C'étoit ainsi qu'enveloppé du voile de la sagesse, & sous prétexte de s'instruire, il préparoit les esprits à recevoir ses impostures, à adopter la législation qu'il se proposoit de donner, & à embrasser la nouvelle doctrine & la religion qu'il vouloit établir sur les ruines de l'idolâtrie, sur les débris de tous les cultes reçus en Arabie, & s'il le pouvoit même, sur le renversement de la religion naturelle, qui cependant devoit être la base de sa morale & de ses dogmes.

Il ne suffisoit pas à Mahomet de passer pour le plus sage & le plus religieux de ses concitoyens ; il étoit nécessaire de leur donner aussi une haute idée de sa valeur dans les combats, & de sa profonde habileté dans l'art de gouverner ; car il étoit important d'intimider par avance les ennemis que la hardiesse de ses projets pourroit lui susciter, & de décourager les rivaux qui voudroient lui disputer un jour les rênes de l'état. Courageux, parcequ'il falloit l'être pour remplir ses projets, Mahomet profita de la première occasion que la fortune lui offrit de donner des preuves éclatantes de son intrépidité. Les Koréishites avoient déclaré la guerre aux Tribus de Kénan & de Hawazan, & ils marchèrent contr'elles commandés par Abu Taleb. L'armée des deux Tribus réunies, étoit infiniment supérieure à celle de Koreishites, soit par le nombre, la force & la bravoure des soldats qui la composoient, soit par l'exacte discipline qui regnoit dans leur camp. Mahomet seul balança tous ces avantages, inspira par sa confiance de la valeur à ses compatriotes, qui honteux de voir le plus jeune d'entr'eux, (il n'avoit alors que 20 ans) s'exposer aux dangers, & leur donner l'exemple, fondirent sur les ennemis, & précédés de Mahomet, battirent les deux Tribus, les dispersèrent, & en firent un horrible carnage.

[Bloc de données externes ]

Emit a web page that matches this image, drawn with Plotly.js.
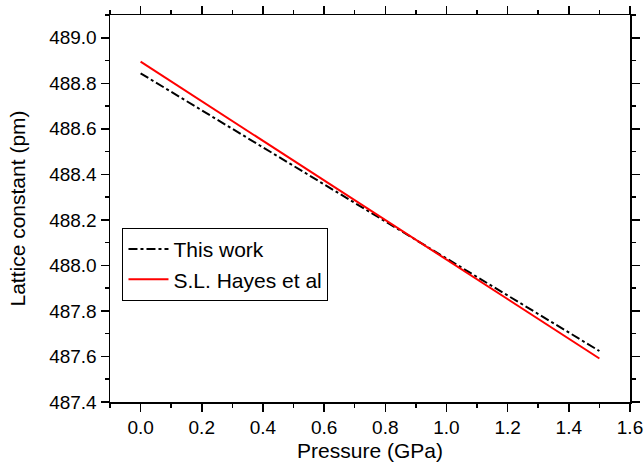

Les lauriers que le neveu d'Abu-Taleb cueillit dans cette guerre, l'éclat de ses exploits, sa modestie, & son humanité dans le sein même de la victoire, le firent regarder comme le plus grand des Héros qui eussent jusqu-alors illustré l'Arabie : une nouvelle circonstance acheva de lui concilier l'estime & l'admiration de ses concitoyens. Les Koreishites avoient fait démolir la Caaba, maison quarée du Temple de la Mecque, dans le dessein de l'aggrandir & de lever. Quand le nouveau batiment se trouva à la hauteur prescrite pour placer la pierre noire, idole principale du temple, les habitans de la Mecque divisés en plusieurs Tribus, ne furent pas d'accord sur le choix de celui qui auroit le bonheur de placer cette pierre. Après beaucoup de discussions, on consentit à s'en rapporter à celui qui le lendemain paroitroit le premier à la porte du temple. Mahomet fut instruit de cette délibération, & il n'eut garde de manquer de se présenter le premier. Les tribus s'assemblèrent, & chacun attendoit en silence la décision de Mahomet : mais il étoit bien éloigné de céder à quelqu'autre un choix qu'il étoit maitre de faire tomber sur lui-même : il fit coucher la pierre noire sur un riche tapis, qu'il fit élever ensuite par deux Arabes de chaque Tribu, & la prenant alors, il la plaça lui-même, au bruit des applaudissemens de tous les habitans de la Mecque, trop enchantés de la noblesse de cette action, pour démêler l'orgueil qui en avoit été le motif.

La vie de Mahomet, depuis cette époque jusqu'à ce qu'il eut atteint l'âge de vingt-cinq ans, fut obscure, ou dumoins ses actions ont été inconnues même aux Docteurs Musulmans, qui sont très-embarrassés de remplir ce vuide de cinq ans. Il est toutefois bien aisé de comprendre par ce qu'il a fait dans la suite, qu'il employa tout cet espace de tems à préparer l'édifice de sa fausse doctrine, & à chercher les moyens les plus propres à la faire adopter.